Profundo conhecedor da região e também ex-prisioneiro, dirigiu um grupo constituído
só de moçambicanos negros, que pela sua resistência física percorreriam os pelo
menos 300 quilómetros de ida e volta
sem problemas, façanha infelizmente quase impossível para homens brancos que
não possuíssem constituição atlética. Ao mesmo tempo em que ele chegava a
Gorongosa, no campo chamado Sacudzo, meu grupo realizava missões de sabotagem,
para desorientar a Frelimo.
André perdeu apenas um dos libertos, morto
durante a fuga e o caudal da Resistência aumentou ainda mais com essa adesão
maciça de novos elementos.
Eu e meu grupo original nos
constituiríamos em advisers, recebendo um curso de demolição dado por Danny, na
base aérea de Gwelo. Durante uma semana trabalhamos com os mais variados tipos de
material, tanto ocidental como dos países de Leste, aprendendo todos os truques
na arte do manuseio de explosivos e confecção de minas e armadilhas.
Fisicamente não
podia competir com os africanos e em sã consciência sabia que um branco só
atrasaria as progressões, além de até atrapalhar em caso de terem de passar
despercebidos em vilas e cidades. Eu lançara a semente, a Rhodésia cedera-nos o
adubo e daí nasceu uma planta forte, vigorosa, a Resistência Nacional Moçambicana,
que antes de nós já existia, na forma de ações individuais e isoladas de reação
armada.
Aglutinamos tudo isso e dei-lhes um nome.
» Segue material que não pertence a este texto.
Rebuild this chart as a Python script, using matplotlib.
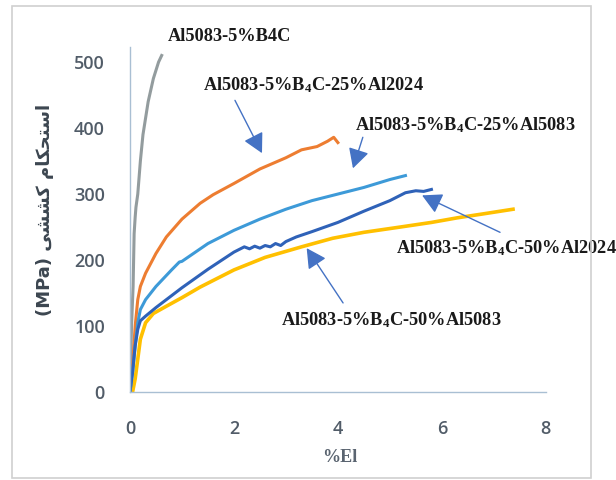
import matplotlib
matplotlib.use("Agg")
import matplotlib.pyplot as plt
from matplotlib.patches import Rectangle

plt.rcParams['mathtext.fontset'] = 'custom'
plt.rcParams['mathtext.rm'] = 'Liberation Serif:bold'
plt.rcParams['mathtext.bf'] = 'Liberation Serif:bold'
plt.rcParams['mathtext.it'] = 'Liberation Serif:bold'
plt.rcParams['mathtext.default'] = 'rm'

# ---- data (elongation %, stress MPa) ----
gray_x = [0, 0.03, 0.06, 0.08, 0.10, 0.115, 0.15, 0.2, 0.25, 0.35, 0.45, 0.55, 0.61]
gray_y = [0, 100, 160, 240, 265, 280, 300, 350, 390, 440, 475, 500, 510]

orange_x = [0, 0.05, 0.10, 0.15, 0.2, 0.3, 0.5, 0.7, 1.0, 1.35, 1.6, 2.0, 2.5, 3.0, 3.3, 3.6, 3.8, 3.92, 4.0]
orange_y = [0, 40, 100, 140, 160, 180, 210, 235, 262, 286, 299, 316, 338, 355, 367, 372, 380, 386, 378]

lblue_x = [0, 0.05, 0.1, 0.15, 0.2, 0.3, 0.5, 0.8, 0.95, 1.0, 1.5, 2.0, 2.5, 3.0, 3.5, 4.0, 4.5, 5.0, 5.3]
lblue_y = [0, 30, 70, 105, 125, 140, 160, 185, 197, 198, 225, 245, 262, 277, 290, 300, 310, 322, 328]

dblue_x = [0, 0.05, 0.1, 0.15, 0.2, 0.3, 0.5, 0.8, 1.0, 1.5, 2.0, 2.2, 2.3, 2.4, 2.5, 2.6, 2.7, 2.8, 2.9, 3.0, 3.2, 3.5, 4.0, 4.5, 5.0, 5.3, 5.5, 5.65, 5.8]
dblue_y = [0, 30, 70, 95, 108, 115, 128, 146, 158, 186, 212, 220, 217, 221, 218, 222, 220, 225, 222, 228, 235, 243, 257, 274, 290, 302, 305, 304, 307]

yellow_x = [0.05, 0.1, 0.15, 0.2, 0.3, 0.45, 0.7, 1.0, 1.35, 2.0, 2.6, 3.3, 3.9, 4.5, 5.2, 5.8, 6.3, 6.8, 7.37]
yellow_y = [0, 20, 50, 80, 105, 119, 130, 143, 159, 185, 204, 220, 233, 242, 250, 257, 264, 270, 277]

x_ticks = [0, 2, 4, 6, 8]
y_ticks = [0, 100, 200, 300, 400, 500]

labels = ["Al5083-5%B4C",
          r"Al5083-5%B$_4$C-25%Al2024",
          r"Al5083-5%B$_4$C-25%Al5083",
          r"Al5083-5%B$_4$C-50%Al2024",
          r"Al5083-5%B$_4$C-50%Al5083"]

fig = plt.figure(figsize=(6.16, 4.8), dpi=100)
fig.patch.set_facecolor('white')
fig.add_artist(Rectangle((0.0195, 0.004), 0.94, 0.983, transform=fig.transFigure,
                         fill=False, edgecolor='#d0d0d0', lw=1.2))

ax = fig.add_axes([0.211, 0.1833, 0.675, 0.719])
lw = 2.2
ax.plot(gray_x, gray_y, color='#939c9e', lw=lw)
ax.plot(orange_x, orange_y, color='#ED7D31', lw=lw)
ax.plot(yellow_x, yellow_y, color='#FFC000', lw=lw + 0.4)
ax.plot(lblue_x, lblue_y, color='#3d9ad8', lw=lw)
ax.plot(dblue_x, dblue_y, color='#2f62b8', lw=lw)

ax.set_xlim(0, 8)
ax.set_ylim(0, 523)
ax.set_xticks(x_ticks)
ax.set_yticks(y_ticks)
for s in ['top', 'right']:
    ax.spines[s].set_visible(False)
for s in ['left', 'bottom']:
    ax.spines[s].set_color('#a9bfd3')
    ax.spines[s].set_linewidth(1.0)
ax.tick_params(axis='both', length=0, labelsize=13, labelcolor='#515c68')
ax.tick_params(axis='y', pad=18)
ax.tick_params(axis='x', pad=20)
for t in ax.get_xticklabels() + ax.get_yticklabels():
    t.set_fontfamily('Open Sans')
    t.set_fontweight('semibold')

# y label (Persian + MPa), visual order with presentation forms
ylab = "(MPa) " + "\uFBFD\uFEB8\uFEB8\uFB90" + " " + "\uFEE1\uFE8E\uFB91\uFEA4\uFE98\uFEB3\uFE8D"
fig.text(45 / 616, 1 - 210 / 480, ylab, rotation=90, ha='center', va='center',
         fontsize=13, fontweight='bold', color='#3c4650', family=['DejaVu Sans'])
fig.text(340 / 616, 1 - 458 / 480, "%El", ha='center', va='center', fontsize=13,
         fontweight='bold', color='#5a6470', family='Liberation Serif')

tkw = dict(fontsize=13.2, fontweight='bold', family='Liberation Serif', color='#1a1a1a',
           ha='left', va='center', annotation_clip=False)
akw = dict(arrowstyle='-|>,head_length=0.6,head_width=0.32', color='#4472C4', lw=1.0,
           mutation_scale=20, shrinkA=0, shrinkB=0)

ax.annotate(labels[0], xy=(0.73, 538), **tkw)
ax.annotate(labels[1], xy=(1.40, 465), **tkw)
ax.annotate(labels[2], xy=(4.33, 405), **tkw)
ax.annotate(labels[3], xy=(5.12, 218), **tkw)
ax.annotate(labels[4], xy=(2.90, 109), **tkw)

ax.annotate("", xy=(2.54, 362), xytext=(2.02, 442), arrowprops=akw)
ax.annotate("", xy=(4.29, 339), xytext=(4.48, 386), arrowprops=akw)
ax.annotate("", xy=(5.62, 298), xytext=(7.12, 242), arrowprops=akw)
ax.annotate("", xy=(3.40, 218), xytext=(4.10, 135), arrowprops=akw)

fig.savefig("out.png", dpi=100, facecolor='white')
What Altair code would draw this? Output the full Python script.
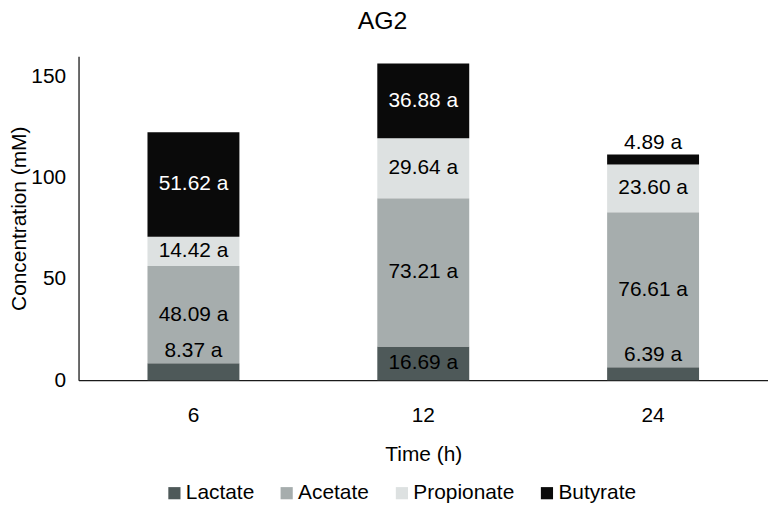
import altair as alt
import pandas as pd

times = ["6", "12", "24"]
acids = ["Lactate", "Acetate", "Propionate", "Butyrate"]
lactate = [8.37, 16.69, 6.39]
acetate = [48.09, 73.21, 76.61]
propionate = [14.42, 29.64, 23.60]
butyrate = [51.62, 36.88, 4.89]
colors = ["#4e5959", "#a6adad", "#dde1e1", "#0a0a0a"]

series = [lactate, acetate, propionate, butyrate]
rows = []
for k, (acid, vals) in enumerate(zip(acids, series)):
    for t, v in zip(times, vals):
        rows.append({"Time": t, "Acid": acid, "Value": v, "ord": k})
df = pd.DataFrame(rows)

FONT = "Liberation Sans"
FS = 21
YT = "Concentration (mM)"

x = alt.X("Time:N", sort=times,
          scale=alt.Scale(paddingInner=0.6, paddingOuter=0.3),
          axis=alt.Axis(title="Time (h)", labelAngle=0, ticks=False,
                        labelPadding=25, titlePadding=18))
yscale = alt.Scale(domain=[0, 160], nice=False)
yaxis = alt.Axis(title=YT, values=[0, 50, 100, 150], ticks=False,
                 labelPadding=13, titlePadding=1, grid=False)

bars = alt.Chart(df).mark_bar().encode(
    x=x,
    y=alt.Y("Value:Q", stack="zero", scale=yscale, axis=yaxis, title=YT),
    color=alt.Color("Acid:N", sort=acids,
                    scale=alt.Scale(domain=acids, range=colors),
                    legend=alt.Legend(orient="none", direction="horizontal",
                                      legendX=86, legendY=429, columns=4,
                                      title=None, symbolType="square",
                                      symbolSize=150, symbolStrokeWidth=0,
                                      symbolOpacity=1, labelFontSize=FS,
                                      labelFont=FONT, labelColor="black",
                                      labelOffset=1, columnPadding=22)),
    order=alt.Order("ord:Q", sort="ascending"),
)

base = alt.Chart(df).transform_window(
    cum="sum(Value)", groupby=["Time"], sort=[alt.SortField("ord")],
    frame=[None, 0]
).transform_calculate(
    mid="datum.cum - datum.Value / 2",
    lbl="format(datum.Value, '.2f') + ' a'",
)

inside = base.transform_filter("datum.Value >= 10").mark_text(
    fontSize=FS, font=FONT, baseline="middle"
).encode(
    x=x,
    y=alt.Y("mid:Q", scale=yscale, axis=yaxis, title=YT),
    text="lbl:N",
    color=alt.condition(alt.datum.Acid == "Butyrate", alt.value("white"), alt.value("black")),
)

outside = base.transform_filter("datum.Value < 10").mark_text(
    fontSize=FS, font=FONT, baseline="bottom", dy=-2
).encode(
    x=x,
    y=alt.Y("cum:Q", scale=yscale, axis=yaxis, title=YT),
    text="lbl:N",
    color=alt.value("black"),
)

chart = alt.layer(bars, inside, outside).properties(
    width=694, height=326, padding=0,
    title=alt.TitleParams("AG2", fontSize=25, font=FONT, fontWeight="normal",
                          color="black", anchor="middle", frame="bounds",
                          offset=22, dx=-6),
).configure_axis(
    labelFont=FONT, titleFont=FONT, labelFontSize=FS, titleFontSize=FS,
    labelColor="black", titleColor="black", titleFontWeight="normal",
    domainColor="#1a1a1a", domainWidth=1.3,
).configure_view(stroke=None)

chart.save("out.html", embed_options={"renderer": "svg", "actions": False})
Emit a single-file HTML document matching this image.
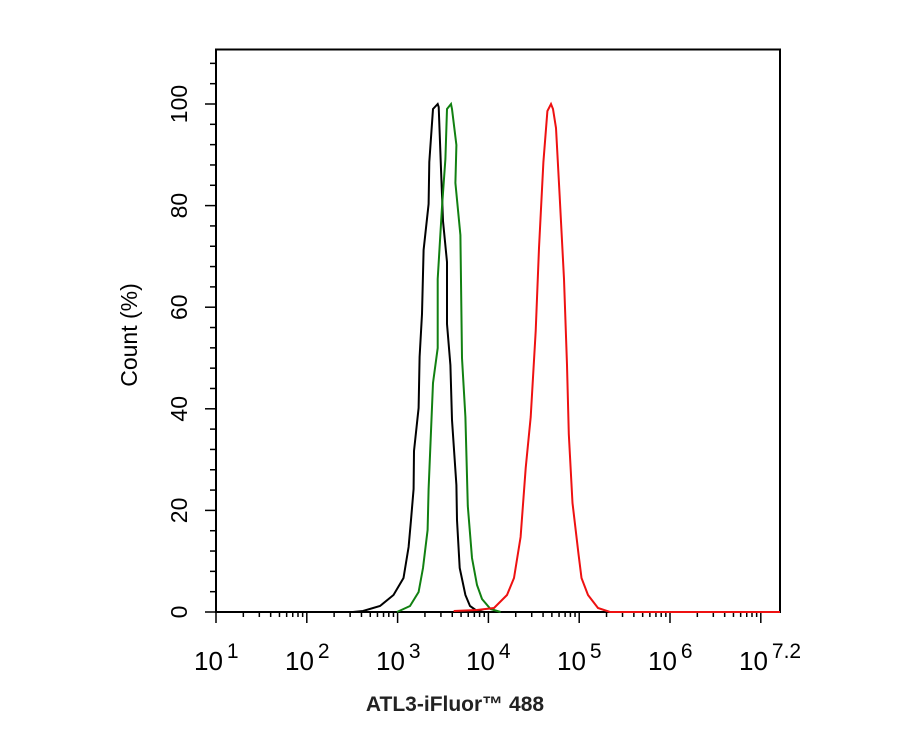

A planta frutificou e já não precisava de mim, reles jardineiro. A fim de não
criar divisões tentando impor meu método pessoal sobre a vivência dos
africanos, compreendi que havia chegado a hora de partir.
Fizera o que devia, mas além disto não
poderia ir ou seria ultrapassado. E deixando tudo aos africanos, dissolveria
como sempre o inevitável circo de parasitas da retaguarda, homens que em
Salisbury já se intitulavam porta-vozes do nosso grupo e criaram um
"conselho da Resistência", desfilando com ar misterioso pelos bares,
alimentando sua sede de glória, incapazes de a conseguirem de arma na mão.
Deixara a fazenda equipada, havia
idealizado e construído uma pista de treinamento, distribuíra trincheiras
estrategicamente colocadas, abrigos contra morteiros e dera instrução militar a
todos os civis voluntários.
Devo me apressar, a Europa é minha meta -
tenho que divulgar esta luta ao mundo. Voltei a Salisbury e à civilização, com
mais uma etapa cumprida contra o comunismo internacional.